Kenya has moved decisively to eliminate single-use plastics from its most treasured natural spaces, with the Environment Ministry announcing a comprehensive ban covering all 22 national parks, 34 national reserves, and the entire Indian Ocean coastline stretching from Shimoni in the south to Kiunga Marine Reserve in the north. The regulation, which came into force on 1 July 2026, empowers Kenya Wildlife Service rangers and county beach management units to issue on-the-spot fines of up to Ksh 5,000 for individuals and Ksh 50,000 for commercial vendors found with prohibited items.
Environment Cabinet Secretary Roselinda Soipan Tuya described the measure as a natural evolution of Kenya’s 2017 plastic bag ban, which the United Nations Environment Programme has repeatedly cited as one of the world’s most effective single-item bans. “We closed the door on plastic bags nine years ago.
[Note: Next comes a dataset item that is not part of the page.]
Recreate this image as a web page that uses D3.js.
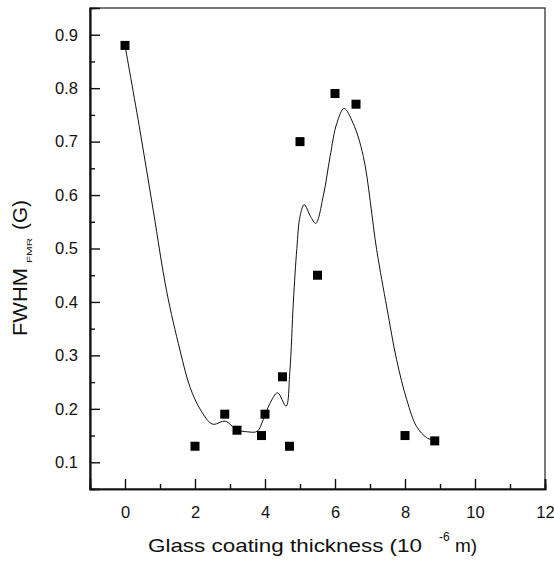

Today we close the door on plastic bottles, straws, cutlery, and polystyrene packaging in every ecosystem that Kenyans and the world hold dear,” she said at a press briefing at Nairobi National Park, where rangers collected more than 400 kilograms of plastic waste in the week preceding the announcement.
Enforcement and the KWS Overhaul
The Kenya Wildlife Service, which has undergone significant restructuring under Director-General Erustus Kanga, will deploy an additional 600 rangers specifically tasked with environmental compliance at park entry points and popular beach stretches including Diani, Watamu, and Malindi. Visitors entering national parks will be required to surrender single-use plastic items at the gate, with facilities provided to transfer liquids into reusable containers. Tour operators and lodge owners who supply guests with single-use plastics face suspension of their KWS operating licences.
The announcement follows sustained pressure from youth environmental groups, many of them energised by the same civic consciousness that drove the June 2024 Gen Z protests against the Finance Bill. Organisations such as Eco Champs Kenya and the Coastal Youth Conservation Forum had collected over 180,000 signatures on a petition demanding the parks ban, delivering it to Parliament in March 2026. “The government that Gen Z held accountable on taxation must now be held accountable on the environment,” said Aisha Mwangi, 23, one of the petition coordinators. “Plastic kills wildlife, and wildlife is Kenya’s economic backbone.”
Tourism Revenue and the Economic Argument
The economic logic behind the ban is compelling. Kenya’s wildlife tourism earned Ksh 380 billion in foreign exchange in 2025, with marine tourism along the coast contributing a further Ksh 42 billion. Scientists at the Kenya Marine and Fisheries Research Institute have documented plastic ingestion in green turtles at Watamu, entanglement injuries in bottlenose dolphins off Kilifi, and microplastic contamination in coral polyps across the Malindi Marine National Park. A 2025 KMFRI report estimated that plastic pollution cost the Kenyan marine economy Ksh 6.2 billion annually in degraded fish stocks, compromised tourism appeal, and reef damage.
The Kenya Tourism Board has moved quickly to align marketing with the new regulation, launching a “Pure Kenya” campaign that positions the country’s parks and beaches as plastic-free destinations ahead of the 2028 Los Angeles Olympics, when Kenya expects a surge in international visitor interest. “Tourists coming to watch our athletes compete in LA will want to come and see where those athletes grew up,” said KTB Chief Executive John Chirchir. “They will expect clean beaches and pristine parks, and we intend to deliver exactly that.”
Suppliers and vendors operating concessions within park boundaries have been given a 90-day transitional window to exhaust existing plastic stock, after which all packaging must meet Kenya Bureau of Standards specifications for biodegradable or reusable materials. The Eco Alternatives Fund, capitalised at Ksh 500 million under the National Environment Management Authority, will provide low-interest loans to small vendors investing in compostable packaging equipment. NEMA Director-General Mamo Mamo confirmed that NEMA inspectors would conduct unannounced audits of all concessionaire kitchens and shops from October 2026.
Environmental advocates have broadly welcomed the ban while cautioning that enforcement consistency will be its true test. Kenya’s 2017 carrier-bag ban was initially undermined by uneven policing before a series of high-profile prosecutions in 2019 and 2020 shifted public behaviour. “The regulation is excellent. Execution is everything,” said Dr. Edna Wangui of the African Wildlife Foundation. “We will be watching the gate logs, the fine registers, and the quarterly plastic-weight data from every park to hold KWS accountable.” With the 2027 elections drawing closer, President Ruto’s administration appears eager to claim tangible environmental wins, and enforcement of the plastics ban is expected to remain a political priority well into next year.